There are currently around 1.2 million homes in the UK with rooftop solar panels. That number took fifteen years and £12 billion in government subsidy to reach. Germany reached 1.15 million balcony solar installations — a completely different product category — in three years, with no subsidy, using hardware that costs a fraction of the price.
The question worth asking is not whether plug-in solar will take off in the UK, but why it took this long — and what the answer tells us about what happens next.
Why Germany got there first
Three reasons, in order of importance. First, Germany's electricity prices are higher — around €0.31/kWh versus the UK's £0.24/kWh. Higher prices mean faster payback, which means more buyers cross the decision threshold. Second, Germany updated its wiring regulations in 2023 to permit balcony solar without an electrician. Third, German supermarkets — particularly Aldi and Lidl — started stocking kits at €199–299, putting solar in front of consumers who weren't actively looking for it.
The UK had higher barriers on all three fronts. Electricity prices, while elevated post-2022, remained below Germany's. Wiring regulations were stricter. And no UK retailer stocked plug-in solar kits because certified ones didn't legally exist as a retail product.
Why 2026 is different
The Iran war changed the energy price equation. UK electricity prices are no longer materially lower than Germany's. BS 7671 Amendment 4 has removed the regulatory barrier. EcoFlow, Lidl, Iceland and Amazon have confirmed retail partnerships. All three German conditions now exist in the UK simultaneously for the first time.
This is not a gradual improvement. It's a threshold crossing. The German experience suggests the transition from near-zero to genuinely mainstream happens faster than anyone expects once the threshold is crossed.
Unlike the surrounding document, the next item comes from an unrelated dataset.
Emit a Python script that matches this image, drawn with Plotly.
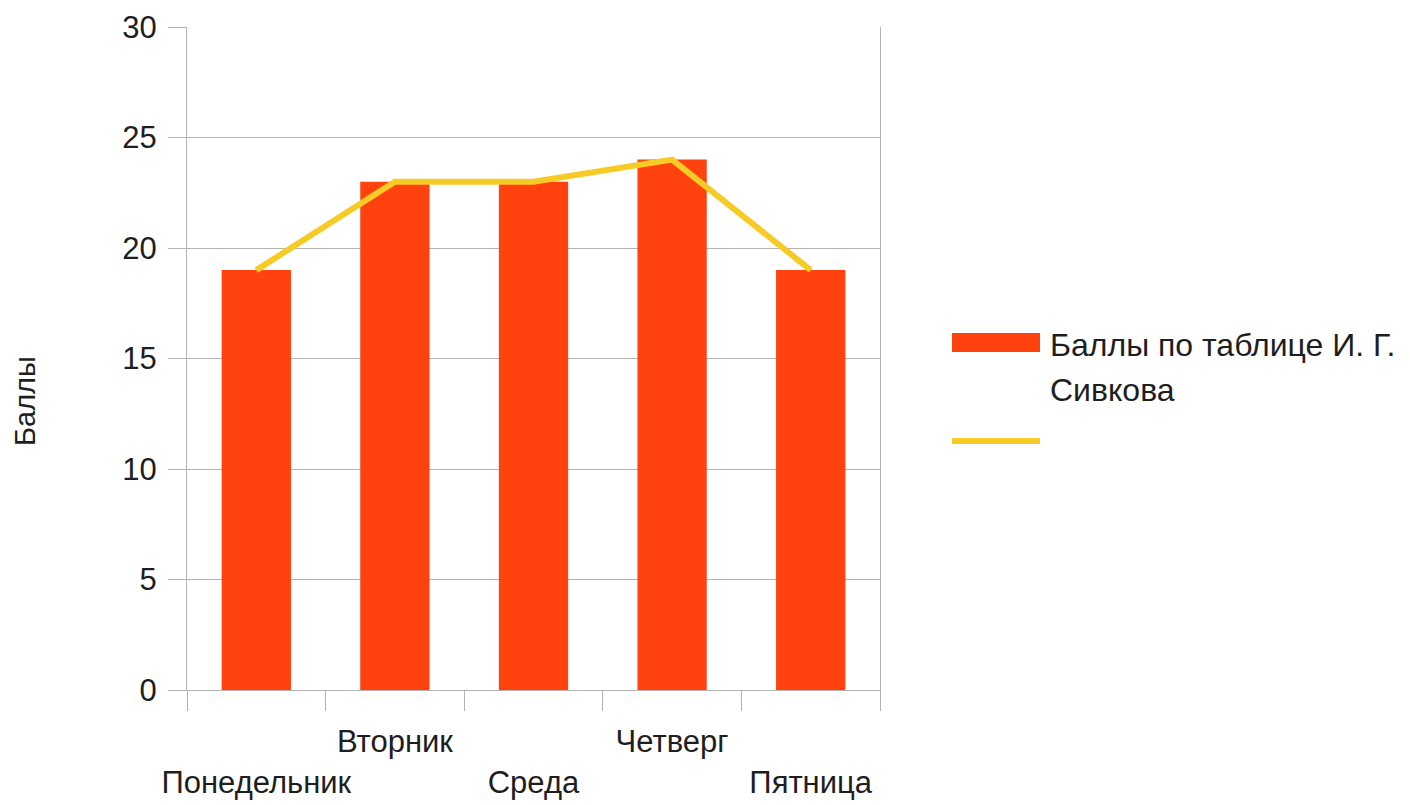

What the UK has that Germany didn't
Three years of product maturation. The kits arriving in UK shops in 2026 are better than the kits that launched Germany's market in 2023. The UK also has a larger private rented sector — 4.4 million households who can't access rooftop solar but can install portable plug-in kits. That's a larger addressable market for plug-in solar specifically than Germany had at equivalent regulatory conditions.
A reasonable projection
Germany reached 1.15 million balcony solar installations in three years. The UK started with more suppressed demand, higher recent electricity prices, and a better product ecosystem. 800,000–1,200,000 UK installations within three years of retail availability is plausible — not guaranteed, but consistent with the German precedent adjusted for UK conditions.